Speechiness detects the presence of spoken words in a track. The more exclusively speech-like the recording (e.g. talk show, audio book, poetry), the closer to 1.0 the attribute value. Values above 0.66 describe tracks that are probably made entirely of spoken words. Values between 0.33 and 0.66 describe tracks that may contain both music and speech, either in sections or layered, including such cases as rap music. Values below 0.33 most likely represent music and other non-speech-like tracks.

Distribution

Speechiness Distribution

As our dataset does not contain podcasts and audiobooks, it is of course tending towards less speechiness.

Tempo

The overall estimated tempo of a track in beats per minute (BPM). In musical terminology, tempo is the speed or pace of a given piece and derives directly from the average beat duration.

Distribution

Tempo Distribution

A fairly normal distribution that shows songs from the past 4 years are evenly distributed around the median, 121.306 BPM.

Correlation

The correlation matrix at the beginning of the section does not show much of a correlation between tempo and time signature (because we are looking at tempo as a numeric feature and time signature as a categorical variable).
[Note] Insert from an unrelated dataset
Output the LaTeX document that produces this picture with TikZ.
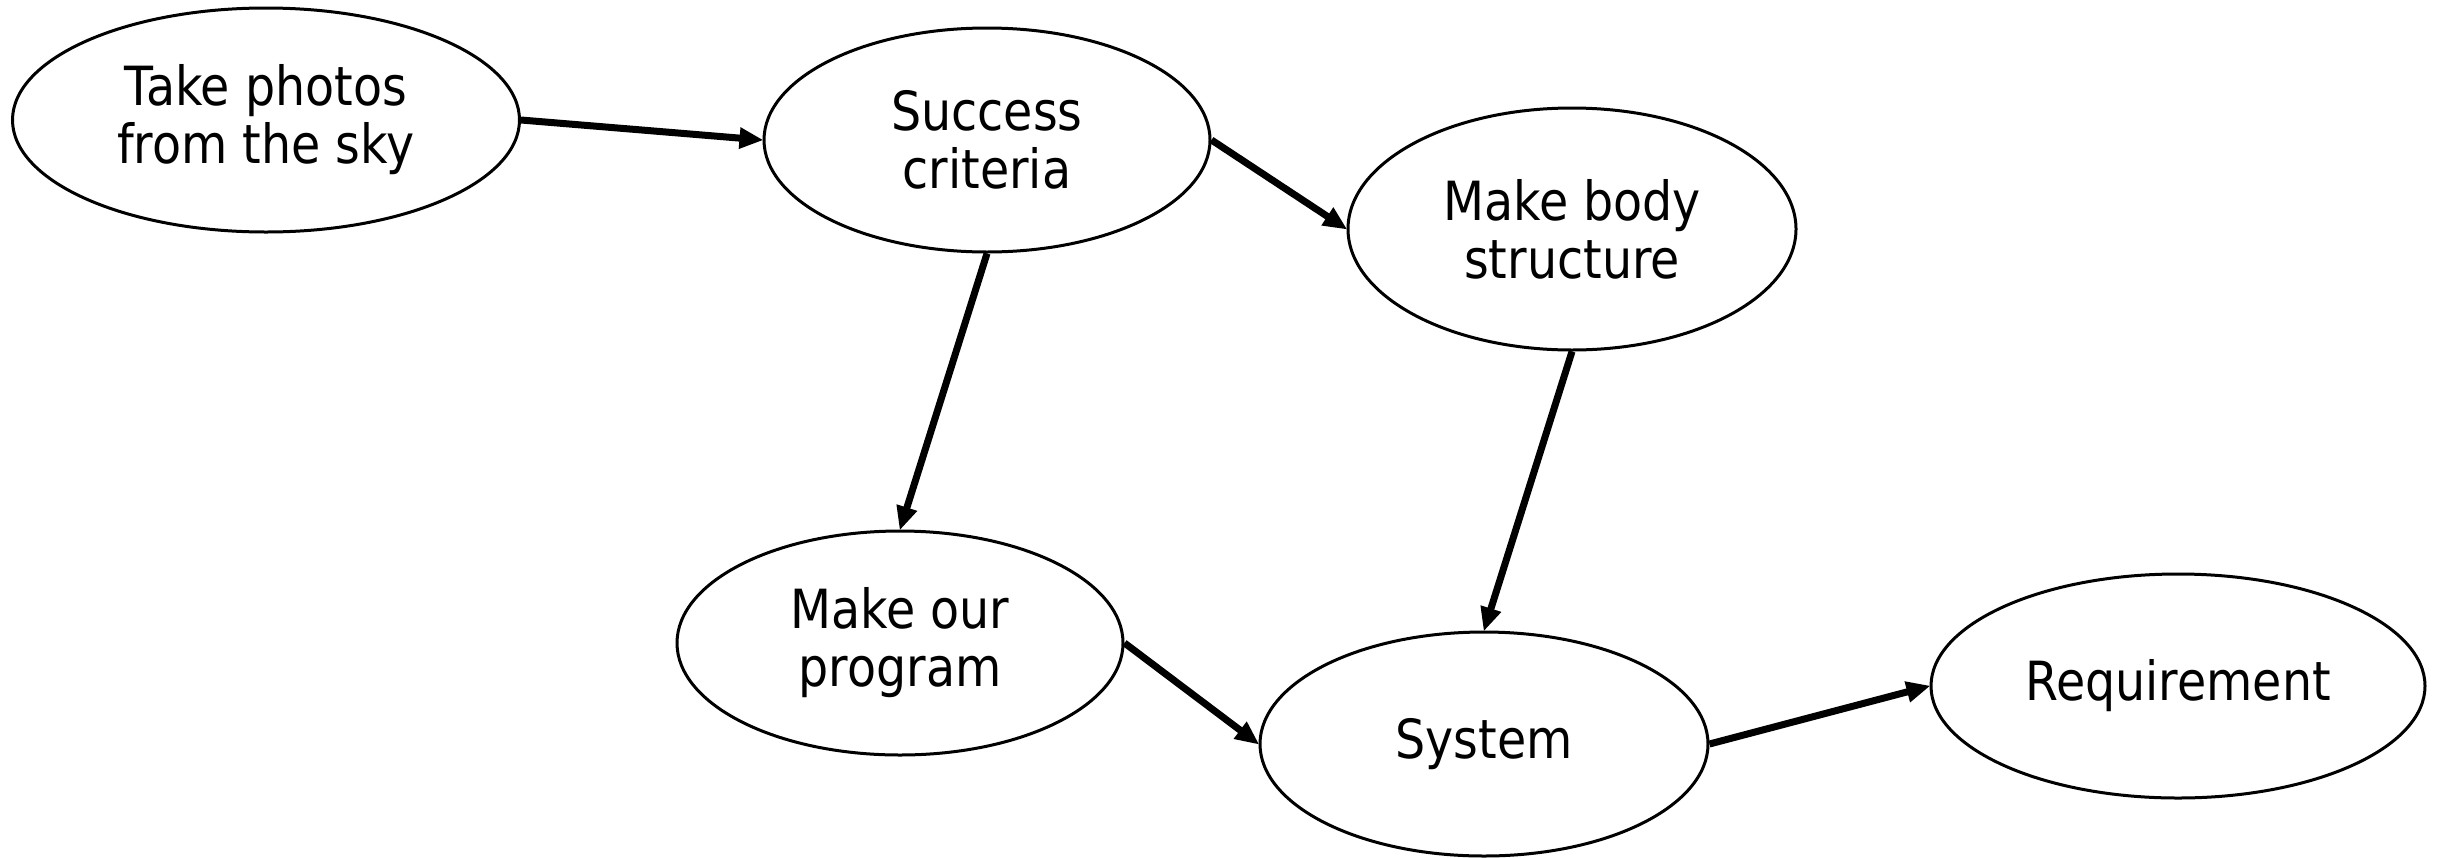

However, it is worth noting that the Phik correlation coefficient shows a high correlation between the two.

Time Signature

An estimated time signature. The time signature (meter) is a notational convention to specify how many beats are in each bar (or measure). The time signature ranges from 3 to 7 indicating time signatures of "3/4", to "7/4".

Distribution

Nothing fancy, 4 beats per measure songs make up 86% of the songs over the past 4 years.

Correlation

The correlation matrix at the beginning of the section does not show much of a correlation between tempo and time signature (because we are looking at tempo as a numeric feature and time signature as a categorical variable). However, it is worth noting that the Phik correlation coefficient shows a high correlation between the two.

Valence

A measure from 0.0 to 1.0 describing the musical positiveness conveyed by a track. Tracks with high valence sound more positive (e.g. happy, cheerful, euphoric), while tracks with low valence sound more negative (e.g. sad, depressed, angry).

Distribution

Valence Distribution

The majority of songs over the past 4 years have leaned more towards the "negative" emotion side of the spectrum.

Correlation

The correlation matrix shows that valence has a high negative correlation with:

  • Danceability - Interestingly, the correlation shows that the sad, angry, or depressed songs have higher danceability.

Conclusion

There are interesting correlations and distributions for each of the features that Spotify has made available. We will use these observations in future models that we build.

This data is from songs over the past 4 years, do you think anything would look different if we looked at songs from, say 10-20 years ago?